> [Exercise instructions]: The listing below must be repeated word for word, with its images excluded.

> [Information supplied]:
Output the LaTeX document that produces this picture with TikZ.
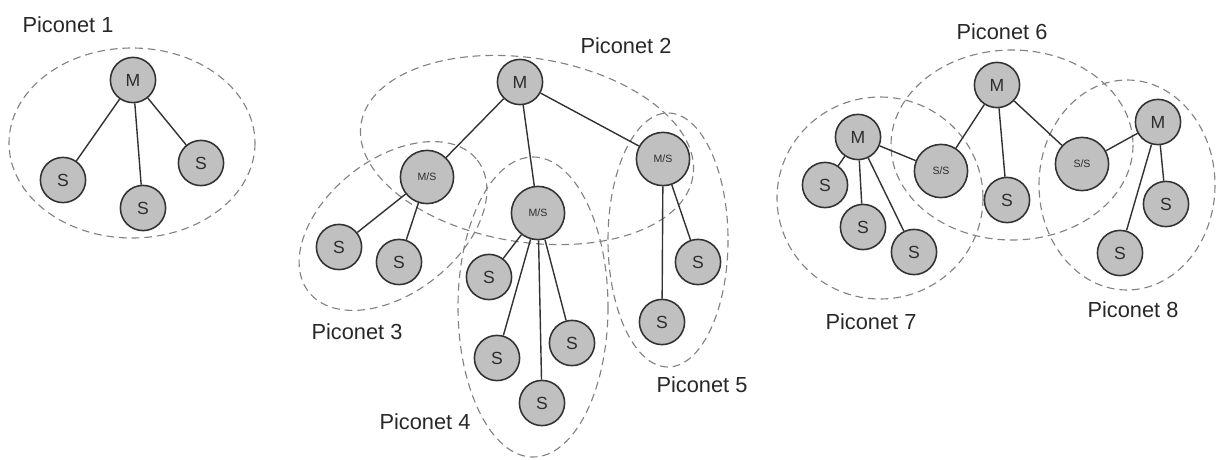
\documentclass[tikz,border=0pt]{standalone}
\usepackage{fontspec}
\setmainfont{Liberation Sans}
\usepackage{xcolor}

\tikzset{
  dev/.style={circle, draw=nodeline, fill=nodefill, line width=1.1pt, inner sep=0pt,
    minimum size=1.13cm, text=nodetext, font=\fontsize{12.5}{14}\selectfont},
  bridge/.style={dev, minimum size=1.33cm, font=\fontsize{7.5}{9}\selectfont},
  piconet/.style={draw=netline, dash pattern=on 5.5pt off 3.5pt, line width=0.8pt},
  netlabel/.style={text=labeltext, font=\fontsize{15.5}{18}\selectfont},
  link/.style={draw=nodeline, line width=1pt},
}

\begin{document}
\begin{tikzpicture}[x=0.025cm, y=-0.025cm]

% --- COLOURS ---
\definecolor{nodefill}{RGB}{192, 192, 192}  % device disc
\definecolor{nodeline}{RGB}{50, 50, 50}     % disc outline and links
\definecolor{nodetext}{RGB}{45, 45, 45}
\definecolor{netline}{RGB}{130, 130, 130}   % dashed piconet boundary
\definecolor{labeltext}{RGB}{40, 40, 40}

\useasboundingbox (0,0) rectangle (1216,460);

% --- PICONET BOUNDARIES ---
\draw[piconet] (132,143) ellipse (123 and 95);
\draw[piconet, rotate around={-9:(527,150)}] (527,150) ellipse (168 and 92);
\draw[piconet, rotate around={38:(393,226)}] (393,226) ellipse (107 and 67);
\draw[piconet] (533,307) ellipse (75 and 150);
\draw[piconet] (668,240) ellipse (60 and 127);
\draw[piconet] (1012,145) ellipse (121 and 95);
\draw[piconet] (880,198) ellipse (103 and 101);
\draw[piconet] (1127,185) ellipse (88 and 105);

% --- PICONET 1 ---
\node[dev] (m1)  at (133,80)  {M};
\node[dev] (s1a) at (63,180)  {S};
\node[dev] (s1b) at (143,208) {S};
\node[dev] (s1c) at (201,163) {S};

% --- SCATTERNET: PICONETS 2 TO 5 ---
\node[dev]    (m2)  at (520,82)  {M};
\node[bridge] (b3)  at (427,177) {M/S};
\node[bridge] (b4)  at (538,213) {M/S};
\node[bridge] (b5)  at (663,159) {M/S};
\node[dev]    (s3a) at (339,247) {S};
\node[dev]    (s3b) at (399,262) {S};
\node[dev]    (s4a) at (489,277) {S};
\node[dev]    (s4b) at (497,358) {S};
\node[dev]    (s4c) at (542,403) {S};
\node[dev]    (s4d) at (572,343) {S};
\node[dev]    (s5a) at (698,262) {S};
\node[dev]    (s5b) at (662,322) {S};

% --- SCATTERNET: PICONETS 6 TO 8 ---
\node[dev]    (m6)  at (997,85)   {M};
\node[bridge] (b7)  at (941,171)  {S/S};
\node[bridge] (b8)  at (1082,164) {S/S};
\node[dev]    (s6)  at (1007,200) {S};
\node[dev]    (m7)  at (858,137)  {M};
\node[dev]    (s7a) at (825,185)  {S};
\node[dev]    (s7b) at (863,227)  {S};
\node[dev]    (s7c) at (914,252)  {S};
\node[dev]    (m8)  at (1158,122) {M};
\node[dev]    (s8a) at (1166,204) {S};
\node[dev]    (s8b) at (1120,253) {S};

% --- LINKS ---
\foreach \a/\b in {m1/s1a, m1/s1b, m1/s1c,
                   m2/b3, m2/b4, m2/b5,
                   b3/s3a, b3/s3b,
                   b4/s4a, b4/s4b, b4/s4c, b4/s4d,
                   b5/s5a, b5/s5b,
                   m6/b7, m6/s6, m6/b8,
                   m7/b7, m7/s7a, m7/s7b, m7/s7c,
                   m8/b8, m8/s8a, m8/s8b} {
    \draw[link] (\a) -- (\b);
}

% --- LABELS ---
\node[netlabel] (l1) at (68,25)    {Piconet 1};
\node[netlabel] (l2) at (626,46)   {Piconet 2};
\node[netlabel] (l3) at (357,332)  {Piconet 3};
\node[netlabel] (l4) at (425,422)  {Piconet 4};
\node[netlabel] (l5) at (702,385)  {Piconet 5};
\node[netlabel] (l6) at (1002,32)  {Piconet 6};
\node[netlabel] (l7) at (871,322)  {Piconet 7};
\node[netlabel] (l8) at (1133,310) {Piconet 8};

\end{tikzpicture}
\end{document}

> [Final answer]:
Output the LaTeX document that produces this picture with TikZ.
\documentclass[tikz,border=0pt]{standalone}
\usepackage{fontspec}
\setmainfont{Liberation Sans}
\usepackage{xcolor}

\tikzset{
  dev/.style={circle, draw=nodeline, fill=nodefill, line width=1.1pt, inner sep=0pt,
    minimum size=1.13cm, text=nodetext, font=\fontsize{12.5}{14}\selectfont},
  bridge/.style={dev, minimum size=1.33cm, font=\fontsize{7.5}{9}\selectfont},
  piconet/.style={draw=netline, dash pattern=on 5.5pt off 3.5pt, line width=0.8pt},
  netlabel/.style={text=labeltext, font=\fontsize{15.5}{18}\selectfont},
  link/.style={draw=nodeline, line width=1pt},
}

\begin{document}
\begin{tikzpicture}[x=0.025cm, y=-0.025cm]

% --- COLOURS ---
\definecolor{nodefill}{RGB}{192, 192, 192}  % device disc
\definecolor{nodeline}{RGB}{50, 50, 50}     % disc outline and links
\definecolor{nodetext}{RGB}{45, 45, 45}
\definecolor{netline}{RGB}{130, 130, 130}   % dashed piconet boundary
\definecolor{labeltext}{RGB}{40, 40, 40}

\useasboundingbox (0,0) rectangle (1216,460);

% --- PICONET BOUNDARIES ---
\draw[piconet] (132,143) ellipse (123 and 95);
\draw[piconet, rotate around={-9:(527,150)}] (527,150) ellipse (168 and 92);
\draw[piconet, rotate around={38:(393,226)}] (393,226) ellipse (107 and 67);
\draw[piconet] (533,307) ellipse (75 and 150);
\draw[piconet] (668,240) ellipse (60 and 127);
\draw[piconet] (1012,145) ellipse (121 and 95);
\draw[piconet] (880,198) ellipse (103 and 101);
\draw[piconet] (1127,185) ellipse (88 and 105);

% --- PICONET 1 ---
\node[dev] (m1)  at (133,80)  {M};
\node[dev] (s1a) at (63,180)  {S};
\node[dev] (s1b) at (143,208) {S};
\node[dev] (s1c) at (201,163) {S};

% --- SCATTERNET: PICONETS 2 TO 5 ---
\node[dev]    (m2)  at (520,82)  {M};
\node[bridge] (b3)  at (427,177) {M/S};
\node[bridge] (b4)  at (538,213) {M/S};
\node[bridge] (b5)  at (663,159) {M/S};
\node[dev]    (s3a) at (339,247) {S};
\node[dev]    (s3b) at (399,262) {S};
\node[dev]    (s4a) at (489,277) {S};
\node[dev]    (s4b) at (497,358) {S};
\node[dev]    (s4c) at (542,403) {S};
\node[dev]    (s4d) at (572,343) {S};
\node[dev]    (s5a) at (698,262) {S};
\node[dev]    (s5b) at (662,322) {S};

% --- SCATTERNET: PICONETS 6 TO 8 ---
\node[dev]    (m6)  at (997,85)   {M};
\node[bridge] (b7)  at (941,171)  {S/S};
\node[bridge] (b8)  at (1082,164) {S/S};
\node[dev]    (s6)  at (1007,200) {S};
\node[dev]    (m7)  at (858,137)  {M};
\node[dev]    (s7a) at (825,185)  {S};
\node[dev]    (s7b) at (863,227)  {S};
\node[dev]    (s7c) at (914,252)  {S};
\node[dev]    (m8)  at (1158,122) {M};
\node[dev]    (s8a) at (1166,204) {S};
\node[dev]    (s8b) at (1120,253) {S};

% --- LINKS ---
\foreach \a/\b in {m1/s1a, m1/s1b, m1/s1c,
                   m2/b3, m2/b4, m2/b5,
                   b3/s3a, b3/s3b,
                   b4/s4a, b4/s4b, b4/s4c, b4/s4d,
                   b5/s5a, b5/s5b,
                   m6/b7, m6/s6, m6/b8,
                   m7/b7, m7/s7a, m7/s7b, m7/s7c,
                   m8/b8, m8/s8a, m8/s8b} {
    \draw[link] (\a) -- (\b);
}

% --- LABELS ---
\node[netlabel] (l1) at (68,25)    {Piconet 1};
\node[netlabel] (l2) at (626,46)   {Piconet 2};
\node[netlabel] (l3) at (357,332)  {Piconet 3};
\node[netlabel] (l4) at (425,422)  {Piconet 4};
\node[netlabel] (l5) at (702,385)  {Piconet 5};
\node[netlabel] (l6) at (1002,32)  {Piconet 6};
\node[netlabel] (l7) at (871,322)  {Piconet 7};
\node[netlabel] (l8) at (1133,310) {Piconet 8};

\end{tikzpicture}
\end{document}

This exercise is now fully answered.